Des devoirs bien faits
À défaut d’être spectaculaire, la finition de l’habitacle est soignée, les matériaux ont un bel aspect et l’écran est net et clair. On est par contre encore coincés avec un levier unique pour clignotants et essuie-glaces à la gauche et il y a encore beaucoup trop de boutons plats et identiques à la console centrale. De même, il faut encore enfoncer un bouton sur le sélecteur pour passer au point mort ce qui demeure incompréhensible et dangereux. La MKS est heureusement épargnée pour l’instant des nouveaux systèmes MyFordTouch et Sync qui connaissent des ratés. Le régulateur de vitesse automatique est superbe et le stationnement automatique optionnel se révèle facile à utiliser.
Les places arrière sont confortables et accueillantes avec une assise haute qui offre un bon maintien aux cuisses. L’espace est par contre juste pour les pieds et oubliez la place centrale dépourvue d’appuie-tête. Le dossier arrière est malheureusement fixe et la trappe derrière l’accoudoir est au mieux un passe-skis et certainement pas assez grande pour une planche à neige. Le coffre est grand, mais son ouverture est trop serrée.

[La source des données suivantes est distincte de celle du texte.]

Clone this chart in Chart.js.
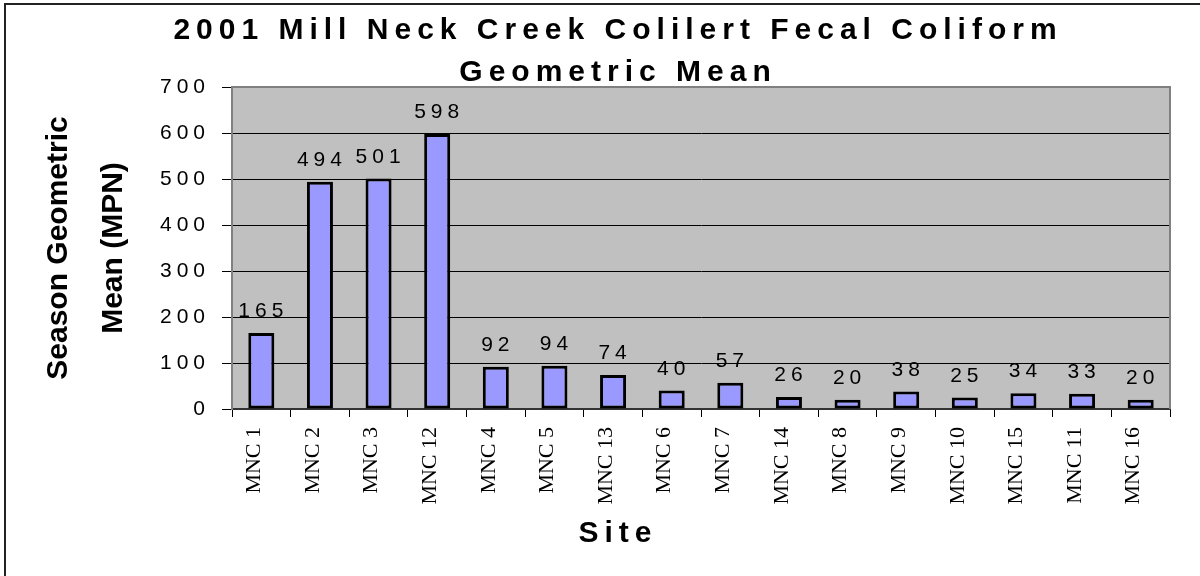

La conduite est fluide et agréable à défaut d’être sportive. La MKS sous-vire légèrement en amorce de courbe, mais pivote aussitôt. Un essai hivernal a permis d’apprécier les vertus du rouage intégral sur la neige, mais surtout la motricité bien répartie entre les roues avant et arrière qui permet de maintenir un équilibre en virage impeccable en dosant simplement l’accélérateur. Le couple et la souplesse de l’Ecoboost y sont pour beaucoup. La MKS n’égale pas la somme de ses parties, aussi intéressantes qu’elles soient. Il lui manque le caractère qui permet à une berline de luxe de se démarquer. Or c’est la raison d’être de ces voitures et la justification première de leur facture corsée. Pour l’instant, ce n’est guère plus qu’une Taurus suréquipée en tenue de soirée dont les garanties sont plus généreuses.